Set every record down verbatim and omit the pictures.

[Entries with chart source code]
----

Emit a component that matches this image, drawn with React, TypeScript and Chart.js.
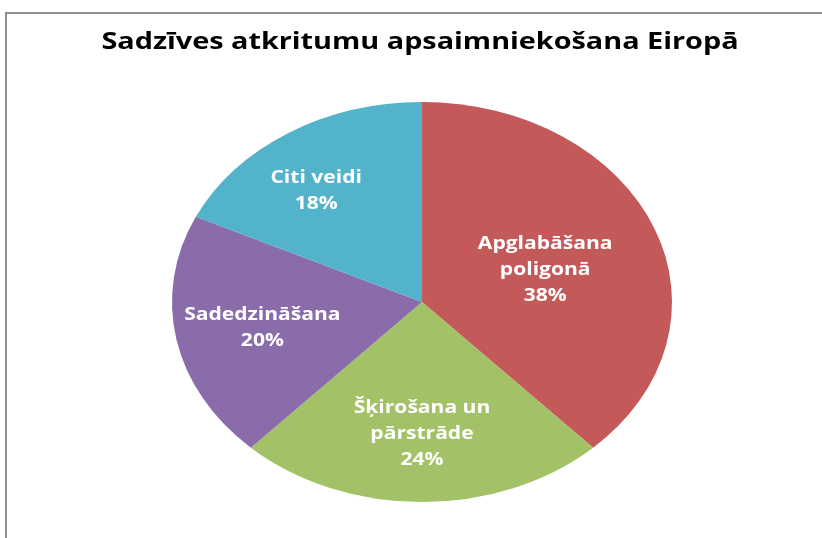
import React, { useEffect, useRef } from "react";
import { Chart, registerables } from "chart.js";

Chart.register(...registerables);

const TITLE = "Sadzīves atkritumu apsaimniekošana Eiropā";
const categories = ["Apglabāšana poligonā", "Šķirošana un pārstrāde", "Sadedzināšana", "Citi veidi"];
const labelLines = [["Apglabāšana", "poligonā"], ["Šķirošana un", "pārstrāde"], ["Sadedzināšana"], ["Citi veidi"]];
const values = [38, 24, 20, 18];
const colors = ["#C4595A", "#A3C166", "#896CA9", "#53B3CB"];

const X_STRETCH = 1.25;
// radial placement of each label as a fraction of the radius (x, y)
const LABEL_FRACTIONS: [number, number][] = [[0.53, 0.44], [0.65, 0.66], [0.65, 0.7], [0.79, 0.66]];

const ellipsePlugin = {
  id: "ellipse",
  beforeDatasetsDraw(chart: any) {
    const arc = chart.getDatasetMeta(0).data[0];
    const ctx = chart.ctx;
    ctx.save();
    ctx.translate(arc.x, arc.y);
    ctx.scale(X_STRETCH, 1);
    ctx.translate(-arc.x, -arc.y);
  },
  afterDatasetsDraw(chart: any) {
    chart.ctx.restore();
  },
};

function stretchedText(ctx: CanvasRenderingContext2D, text: string, x: number, y: number, sx: number) {
  ctx.save();
  ctx.translate(x, y);
  ctx.scale(sx, 1);
  ctx.fillText(text, 0, 0);
  ctx.restore();
}

const textPlugin = {
  id: "texts",
  afterDraw(chart: any) {
    const ctx = chart.ctx;
    ctx.save();
    ctx.textAlign = "center";
    ctx.textBaseline = "middle";
    ctx.fillStyle = "#000000";
    ctx.font = "bold 24px 'Open Sans', sans-serif";
    stretchedText(ctx, TITLE, 420, 42, 1.2);

    const meta = chart.getDatasetMeta(0);
    const total = values.reduce((a, b) => a + b, 0);
    ctx.fillStyle = "#FFFFFF";
    ctx.font = "bold 18px 'Open Sans', sans-serif";
    meta.data.forEach((arc: any, i: number) => {
      const mid = (arc.startAngle + arc.endAngle) / 2;
      const [fx, fy] = LABEL_FRACTIONS[i];
      const cx = arc.x + Math.cos(mid) * arc.outerRadius * fx * X_STRETCH;
      const cy = arc.y + Math.sin(mid) * arc.outerRadius * fy;
      const lines = [...labelLines[i], Math.round((values[i] / total) * 100) + "%"];
      const lh = 26;
      const y0 = cy - ((lines.length - 1) * lh) / 2;
      lines.forEach((t, j) => stretchedText(ctx, t, cx, y0 + j * lh, 1.17));
    });
    ctx.restore();
  },
};

export default function App() {
  const ref = useRef<HTMLCanvasElement | null>(null);
  useEffect(() => {
    if (!ref.current) return;
    const chart = new Chart(ref.current, {
      type: "pie",
      data: {
        labels: categories,
        datasets: [
          {
            data: values,
            backgroundColor: colors,
            borderWidth: 0,
          },
        ],
      },
      options: {
        animation: false,
        responsive: true,
        maintainAspectRatio: false,
        layout: { padding: { left: 222, right: 200, top: 102, bottom: 36 } },
        plugins: {
          legend: { display: false },
          title: { display: false },
          tooltip: { enabled: false },
        },
      },
      plugins: [ellipsePlugin, textPlugin],
    });
    return () => chart.destroy();
  }, []);
  return (
    <div style={{ position: "absolute", left: 0, top: 0, width: 822, height: 538, background: "#fff" }}>
      <div
        style={{
          position: "absolute",
          left: 5,
          top: 12,
          right: 0,
          bottom: 0,
          borderLeft: "2px solid #8f8f8f",
          borderTop: "2px solid #8f8f8f",
        }}
      />
      <canvas ref={ref} style={{ position: "absolute", left: 0, top: 0 }} />
    </div>
  );
}
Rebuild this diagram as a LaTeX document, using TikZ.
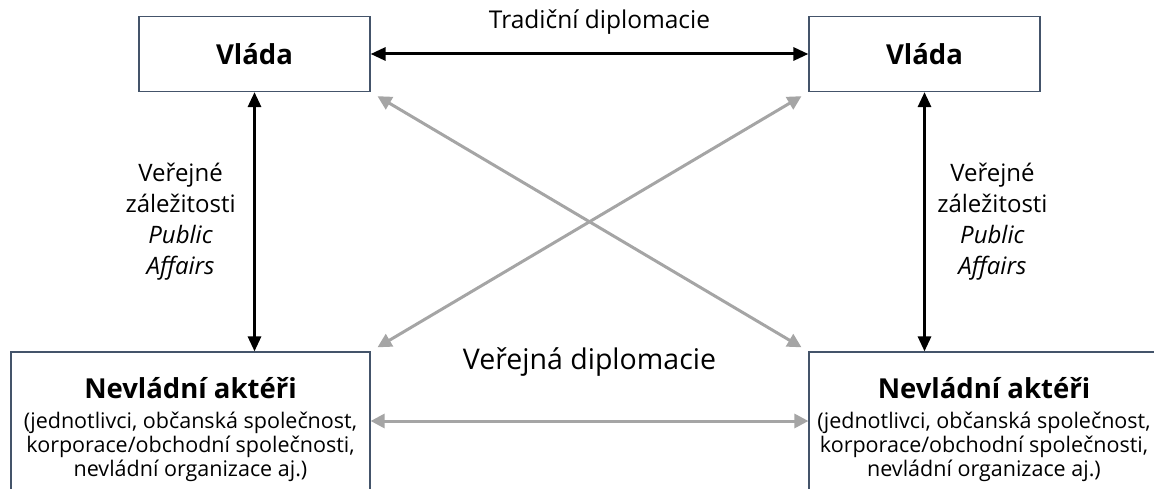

----

◆ Final result
Emit a component that matches this image, drawn with React, TypeScript and Chart.js.
import React, { useEffect, useRef } from "react";
import { Chart, registerables } from "chart.js";

Chart.register(...registerables);

const TITLE = "Sadzīves atkritumu apsaimniekošana Eiropā";
const categories = ["Apglabāšana poligonā", "Šķirošana un pārstrāde", "Sadedzināšana", "Citi veidi"];
const labelLines = [["Apglabāšana", "poligonā"], ["Šķirošana un", "pārstrāde"], ["Sadedzināšana"], ["Citi veidi"]];
const values = [38, 24, 20, 18];
const colors = ["#C4595A", "#A3C166", "#896CA9", "#53B3CB"];

const X_STRETCH = 1.25;
// radial placement of each label as a fraction of the radius (x, y)
const LABEL_FRACTIONS: [number, number][] = [[0.53, 0.44], [0.65, 0.66], [0.65, 0.7], [0.79, 0.66]];

const ellipsePlugin = {
  id: "ellipse",
  beforeDatasetsDraw(chart: any) {
    const arc = chart.getDatasetMeta(0).data[0];
    const ctx = chart.ctx;
    ctx.save();
    ctx.translate(arc.x, arc.y);
    ctx.scale(X_STRETCH, 1);
    ctx.translate(-arc.x, -arc.y);
  },
  afterDatasetsDraw(chart: any) {
    chart.ctx.restore();
  },
};

function stretchedText(ctx: CanvasRenderingContext2D, text: string, x: number, y: number, sx: number) {
  ctx.save();
  ctx.translate(x, y);
  ctx.scale(sx, 1);
  ctx.fillText(text, 0, 0);
  ctx.restore();
}

const textPlugin = {
  id: "texts",
  afterDraw(chart: any) {
    const ctx = chart.ctx;
    ctx.save();
    ctx.textAlign = "center";
    ctx.textBaseline = "middle";
    ctx.fillStyle = "#000000";
    ctx.font = "bold 24px 'Open Sans', sans-serif";
    stretchedText(ctx, TITLE, 420, 42, 1.2);

    const meta = chart.getDatasetMeta(0);
    const total = values.reduce((a, b) => a + b, 0);
    ctx.fillStyle = "#FFFFFF";
    ctx.font = "bold 18px 'Open Sans', sans-serif";
    meta.data.forEach((arc: any, i: number) => {
      const mid = (arc.startAngle + arc.endAngle) / 2;
      const [fx, fy] = LABEL_FRACTIONS[i];
      const cx = arc.x + Math.cos(mid) * arc.outerRadius * fx * X_STRETCH;
      const cy = arc.y + Math.sin(mid) * arc.outerRadius * fy;
      const lines = [...labelLines[i], Math.round((values[i] / total) * 100) + "%"];
      const lh = 26;
      const y0 = cy - ((lines.length - 1) * lh) / 2;
      lines.forEach((t, j) => stretchedText(ctx, t, cx, y0 + j * lh, 1.17));
    });
    ctx.restore();
  },
};

export default function App() {
  const ref = useRef<HTMLCanvasElement | null>(null);
  useEffect(() => {
    if (!ref.current) return;
    const chart = new Chart(ref.current, {
      type: "pie",
      data: {
        labels: categories,
        datasets: [
          {
            data: values,
            backgroundColor: colors,
            borderWidth: 0,
          },
        ],
      },
      options: {
        animation: false,
        responsive: true,
        maintainAspectRatio: false,
        layout: { padding: { left: 222, right: 200, top: 102, bottom: 36 } },
        plugins: {
          legend: { display: false },
          title: { display: false },
          tooltip: { enabled: false },
        },
      },
      plugins: [ellipsePlugin, textPlugin],
    });
    return () => chart.destroy();
  }, []);
  return (
    <div style={{ position: "absolute", left: 0, top: 0, width: 822, height: 538, background: "#fff" }}>
      <div
        style={{
          position: "absolute",
          left: 5,
          top: 12,
          right: 0,
          bottom: 0,
          borderLeft: "2px solid #8f8f8f",
          borderTop: "2px solid #8f8f8f",
        }}
      />
      <canvas ref={ref} style={{ position: "absolute", left: 0, top: 0 }} />
    </div>
  );
}
Rebuild this diagram as a LaTeX document, using TikZ.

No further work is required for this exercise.